Data extracted from a collection
+ + +

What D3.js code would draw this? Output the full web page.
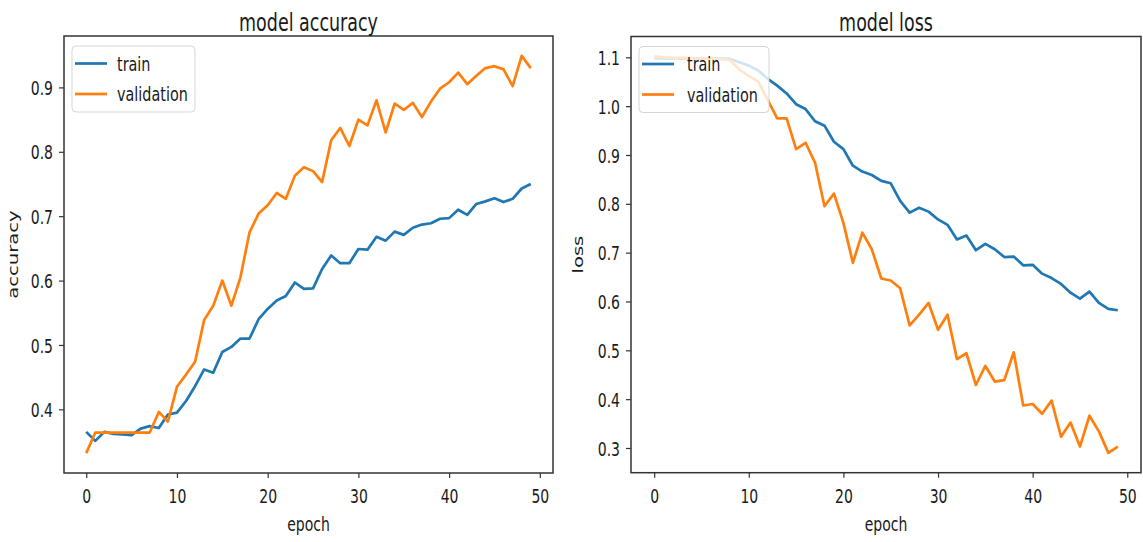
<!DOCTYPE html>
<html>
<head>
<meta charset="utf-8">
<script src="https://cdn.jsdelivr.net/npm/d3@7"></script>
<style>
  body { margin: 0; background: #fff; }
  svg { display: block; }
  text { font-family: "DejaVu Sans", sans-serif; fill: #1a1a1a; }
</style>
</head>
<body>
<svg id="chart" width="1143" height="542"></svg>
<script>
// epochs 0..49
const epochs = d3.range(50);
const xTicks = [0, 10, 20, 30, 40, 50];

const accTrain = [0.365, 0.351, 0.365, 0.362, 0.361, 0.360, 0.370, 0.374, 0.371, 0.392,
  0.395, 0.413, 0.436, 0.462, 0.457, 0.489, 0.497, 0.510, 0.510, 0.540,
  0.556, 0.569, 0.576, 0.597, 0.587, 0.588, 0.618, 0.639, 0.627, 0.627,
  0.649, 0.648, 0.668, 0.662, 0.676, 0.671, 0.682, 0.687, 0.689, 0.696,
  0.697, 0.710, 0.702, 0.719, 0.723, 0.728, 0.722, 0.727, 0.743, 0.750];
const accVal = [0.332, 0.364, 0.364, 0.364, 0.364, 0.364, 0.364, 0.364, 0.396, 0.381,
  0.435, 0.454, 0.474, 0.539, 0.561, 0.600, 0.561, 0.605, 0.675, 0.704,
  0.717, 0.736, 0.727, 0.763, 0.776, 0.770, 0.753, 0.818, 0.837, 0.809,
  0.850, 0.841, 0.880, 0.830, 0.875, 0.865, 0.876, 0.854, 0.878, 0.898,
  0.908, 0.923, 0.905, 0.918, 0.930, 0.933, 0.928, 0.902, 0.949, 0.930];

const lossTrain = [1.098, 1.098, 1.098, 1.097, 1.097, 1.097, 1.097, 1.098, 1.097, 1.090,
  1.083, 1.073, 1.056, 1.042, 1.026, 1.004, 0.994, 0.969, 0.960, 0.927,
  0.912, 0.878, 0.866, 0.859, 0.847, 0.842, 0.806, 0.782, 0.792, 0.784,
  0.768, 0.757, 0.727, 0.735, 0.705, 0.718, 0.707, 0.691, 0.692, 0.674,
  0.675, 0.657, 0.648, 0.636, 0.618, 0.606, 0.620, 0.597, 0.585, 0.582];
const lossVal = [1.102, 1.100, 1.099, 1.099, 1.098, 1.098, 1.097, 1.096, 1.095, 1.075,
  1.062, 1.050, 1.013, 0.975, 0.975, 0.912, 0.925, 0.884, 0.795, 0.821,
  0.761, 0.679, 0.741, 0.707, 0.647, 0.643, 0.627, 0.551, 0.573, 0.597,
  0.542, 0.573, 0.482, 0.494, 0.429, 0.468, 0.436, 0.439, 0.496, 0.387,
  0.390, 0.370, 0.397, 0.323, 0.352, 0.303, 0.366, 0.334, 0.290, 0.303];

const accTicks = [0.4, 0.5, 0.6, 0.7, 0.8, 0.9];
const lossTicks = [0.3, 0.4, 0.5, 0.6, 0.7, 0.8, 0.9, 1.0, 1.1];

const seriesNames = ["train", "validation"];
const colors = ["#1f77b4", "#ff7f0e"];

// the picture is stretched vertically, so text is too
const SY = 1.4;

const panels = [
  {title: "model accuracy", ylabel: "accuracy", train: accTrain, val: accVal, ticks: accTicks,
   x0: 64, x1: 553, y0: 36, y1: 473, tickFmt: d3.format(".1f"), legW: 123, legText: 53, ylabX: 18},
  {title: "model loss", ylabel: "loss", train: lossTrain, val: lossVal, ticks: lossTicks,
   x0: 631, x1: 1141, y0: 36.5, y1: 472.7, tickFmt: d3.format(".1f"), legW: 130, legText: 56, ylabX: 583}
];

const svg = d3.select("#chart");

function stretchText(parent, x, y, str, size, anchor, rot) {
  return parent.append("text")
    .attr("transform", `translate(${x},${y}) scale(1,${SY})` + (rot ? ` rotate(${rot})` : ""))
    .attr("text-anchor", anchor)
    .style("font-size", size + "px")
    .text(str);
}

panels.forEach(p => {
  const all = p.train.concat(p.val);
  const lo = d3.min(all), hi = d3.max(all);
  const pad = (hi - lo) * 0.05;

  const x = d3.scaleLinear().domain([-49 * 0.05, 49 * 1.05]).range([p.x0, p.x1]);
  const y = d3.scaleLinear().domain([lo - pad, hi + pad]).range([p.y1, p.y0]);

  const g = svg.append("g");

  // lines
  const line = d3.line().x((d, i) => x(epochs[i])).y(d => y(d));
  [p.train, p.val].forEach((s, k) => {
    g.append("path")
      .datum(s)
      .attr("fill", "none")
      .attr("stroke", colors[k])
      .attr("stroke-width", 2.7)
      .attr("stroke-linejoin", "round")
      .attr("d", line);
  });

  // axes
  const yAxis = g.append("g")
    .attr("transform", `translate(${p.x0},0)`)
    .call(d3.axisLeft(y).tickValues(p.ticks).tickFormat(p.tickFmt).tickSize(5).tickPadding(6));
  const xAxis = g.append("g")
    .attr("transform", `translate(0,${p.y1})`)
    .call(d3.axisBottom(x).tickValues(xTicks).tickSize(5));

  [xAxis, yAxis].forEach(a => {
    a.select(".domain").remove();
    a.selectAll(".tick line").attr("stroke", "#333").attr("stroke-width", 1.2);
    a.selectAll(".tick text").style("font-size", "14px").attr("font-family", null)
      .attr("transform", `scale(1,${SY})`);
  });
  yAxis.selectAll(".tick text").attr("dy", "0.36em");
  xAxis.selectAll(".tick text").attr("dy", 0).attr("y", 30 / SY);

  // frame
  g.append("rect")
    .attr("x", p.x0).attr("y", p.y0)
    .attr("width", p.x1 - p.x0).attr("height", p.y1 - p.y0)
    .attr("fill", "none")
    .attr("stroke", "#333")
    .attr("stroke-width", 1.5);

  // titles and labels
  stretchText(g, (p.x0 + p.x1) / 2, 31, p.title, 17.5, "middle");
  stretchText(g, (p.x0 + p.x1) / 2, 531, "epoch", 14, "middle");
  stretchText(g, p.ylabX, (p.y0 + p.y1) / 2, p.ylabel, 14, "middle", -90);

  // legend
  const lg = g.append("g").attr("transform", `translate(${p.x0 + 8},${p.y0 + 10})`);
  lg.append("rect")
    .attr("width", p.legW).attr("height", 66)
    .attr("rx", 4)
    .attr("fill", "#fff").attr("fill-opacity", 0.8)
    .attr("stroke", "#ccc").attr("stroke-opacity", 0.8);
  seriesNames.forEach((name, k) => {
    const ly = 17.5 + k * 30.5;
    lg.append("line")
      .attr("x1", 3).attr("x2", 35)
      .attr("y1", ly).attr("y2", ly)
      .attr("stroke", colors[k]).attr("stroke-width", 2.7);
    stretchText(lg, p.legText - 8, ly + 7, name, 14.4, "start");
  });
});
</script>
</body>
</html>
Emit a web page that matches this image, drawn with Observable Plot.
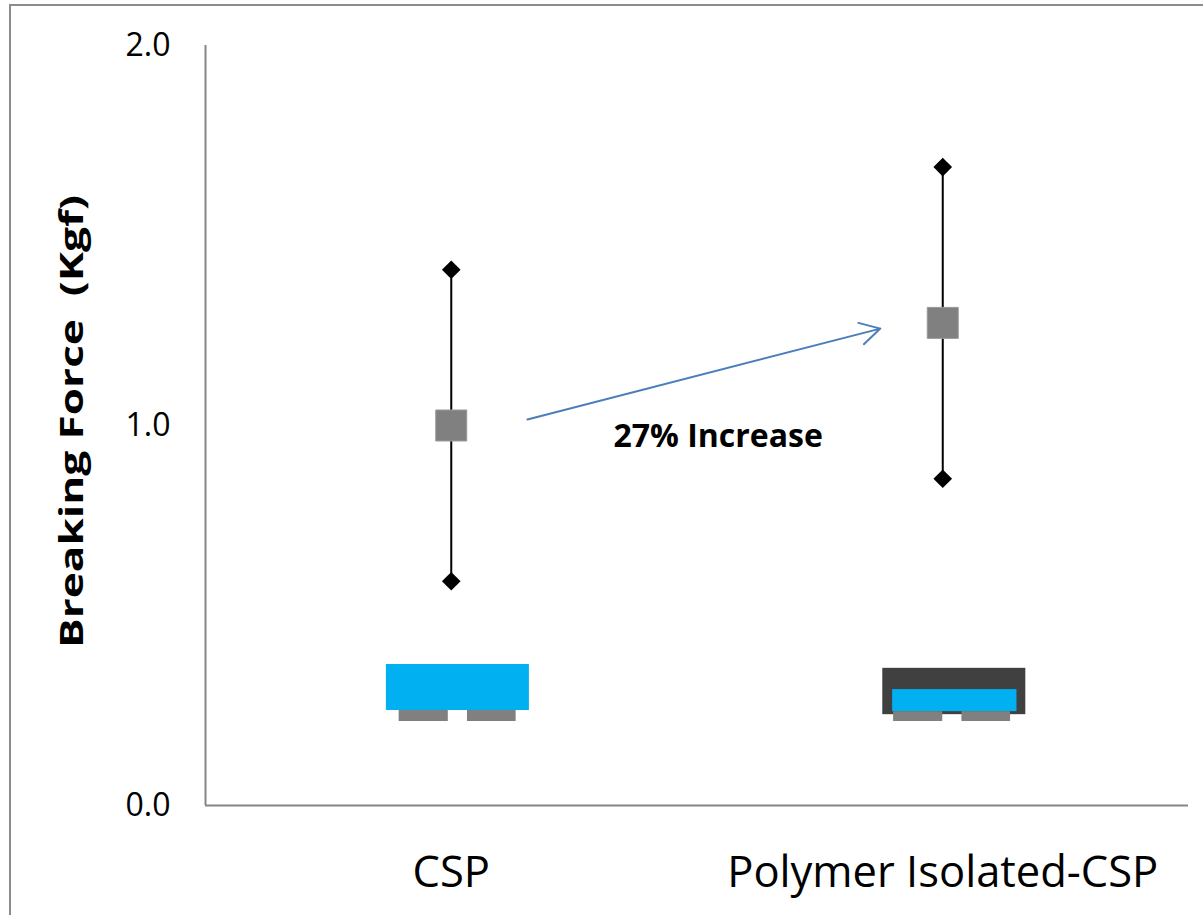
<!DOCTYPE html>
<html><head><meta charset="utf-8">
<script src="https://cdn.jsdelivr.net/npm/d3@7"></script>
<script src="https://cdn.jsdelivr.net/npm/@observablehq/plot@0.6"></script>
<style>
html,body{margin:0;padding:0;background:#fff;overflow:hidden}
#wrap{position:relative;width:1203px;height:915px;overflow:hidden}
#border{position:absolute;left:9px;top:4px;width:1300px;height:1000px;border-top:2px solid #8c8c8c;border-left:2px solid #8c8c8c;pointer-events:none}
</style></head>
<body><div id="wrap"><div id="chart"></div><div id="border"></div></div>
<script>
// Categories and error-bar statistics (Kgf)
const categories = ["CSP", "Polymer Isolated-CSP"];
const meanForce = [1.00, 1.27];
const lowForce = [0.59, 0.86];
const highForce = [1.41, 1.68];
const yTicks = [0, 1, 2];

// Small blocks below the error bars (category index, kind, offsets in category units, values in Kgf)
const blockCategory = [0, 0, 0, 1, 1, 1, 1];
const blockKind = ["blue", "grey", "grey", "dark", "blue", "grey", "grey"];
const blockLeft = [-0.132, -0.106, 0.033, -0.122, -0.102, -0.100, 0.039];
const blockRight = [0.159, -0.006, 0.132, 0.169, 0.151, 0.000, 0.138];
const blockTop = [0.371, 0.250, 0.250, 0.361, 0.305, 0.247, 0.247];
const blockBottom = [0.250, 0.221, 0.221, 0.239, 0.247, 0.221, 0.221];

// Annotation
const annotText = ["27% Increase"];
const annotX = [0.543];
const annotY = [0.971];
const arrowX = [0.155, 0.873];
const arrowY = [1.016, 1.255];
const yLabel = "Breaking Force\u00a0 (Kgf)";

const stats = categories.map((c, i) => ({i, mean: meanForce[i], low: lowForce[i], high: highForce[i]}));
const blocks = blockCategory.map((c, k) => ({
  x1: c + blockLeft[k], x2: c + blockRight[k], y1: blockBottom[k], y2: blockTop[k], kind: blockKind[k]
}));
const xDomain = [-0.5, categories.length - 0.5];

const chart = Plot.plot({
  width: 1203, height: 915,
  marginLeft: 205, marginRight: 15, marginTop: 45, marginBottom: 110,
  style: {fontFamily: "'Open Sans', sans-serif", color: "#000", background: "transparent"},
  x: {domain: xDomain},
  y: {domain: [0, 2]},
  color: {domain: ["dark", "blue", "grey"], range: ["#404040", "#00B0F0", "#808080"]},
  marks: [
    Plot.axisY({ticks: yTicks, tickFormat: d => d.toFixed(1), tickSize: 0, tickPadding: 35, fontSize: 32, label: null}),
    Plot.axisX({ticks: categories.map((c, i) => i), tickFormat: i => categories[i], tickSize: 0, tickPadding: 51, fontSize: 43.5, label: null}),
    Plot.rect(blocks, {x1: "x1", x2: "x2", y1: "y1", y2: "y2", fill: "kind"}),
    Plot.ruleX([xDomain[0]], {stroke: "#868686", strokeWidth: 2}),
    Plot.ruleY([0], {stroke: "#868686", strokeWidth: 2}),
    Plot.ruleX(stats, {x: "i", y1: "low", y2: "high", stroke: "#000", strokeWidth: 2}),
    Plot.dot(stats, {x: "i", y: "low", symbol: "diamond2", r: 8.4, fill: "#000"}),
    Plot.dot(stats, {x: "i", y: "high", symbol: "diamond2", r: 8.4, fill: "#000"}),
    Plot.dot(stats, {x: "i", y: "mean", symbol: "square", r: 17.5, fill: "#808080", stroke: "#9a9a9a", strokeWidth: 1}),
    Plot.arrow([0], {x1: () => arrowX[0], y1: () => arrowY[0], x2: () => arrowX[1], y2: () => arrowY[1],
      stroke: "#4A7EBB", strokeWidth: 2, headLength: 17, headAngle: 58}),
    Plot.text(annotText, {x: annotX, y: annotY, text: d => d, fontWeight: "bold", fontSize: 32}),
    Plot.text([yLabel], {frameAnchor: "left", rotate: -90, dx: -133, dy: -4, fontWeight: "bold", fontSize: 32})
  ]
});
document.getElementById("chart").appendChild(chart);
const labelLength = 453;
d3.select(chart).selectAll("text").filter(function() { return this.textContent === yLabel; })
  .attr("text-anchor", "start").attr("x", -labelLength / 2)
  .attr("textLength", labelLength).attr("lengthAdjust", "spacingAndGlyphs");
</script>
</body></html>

+ + +

Omit all pictures and repeat exactly the lines from the one containing "Emit a web page" through the one containing "const yTicks = [0, 1, 2];", ends included, with nothing added.

- _Exercise solution_
Emit a web page that matches this image, drawn with Observable Plot.
<!DOCTYPE html>
<html><head><meta charset="utf-8">
<script src="https://cdn.jsdelivr.net/npm/d3@7"></script>
<script src="https://cdn.jsdelivr.net/npm/@observablehq/plot@0.6"></script>
<style>
html,body{margin:0;padding:0;background:#fff;overflow:hidden}
#wrap{position:relative;width:1203px;height:915px;overflow:hidden}
#border{position:absolute;left:9px;top:4px;width:1300px;height:1000px;border-top:2px solid #8c8c8c;border-left:2px solid #8c8c8c;pointer-events:none}
</style></head>
<body><div id="wrap"><div id="chart"></div><div id="border"></div></div>
<script>
// Categories and error-bar statistics (Kgf)
const categories = ["CSP", "Polymer Isolated-CSP"];
const meanForce = [1.00, 1.27];
const lowForce = [0.59, 0.86];
const highForce = [1.41, 1.68];
const yTicks = [0, 1, 2];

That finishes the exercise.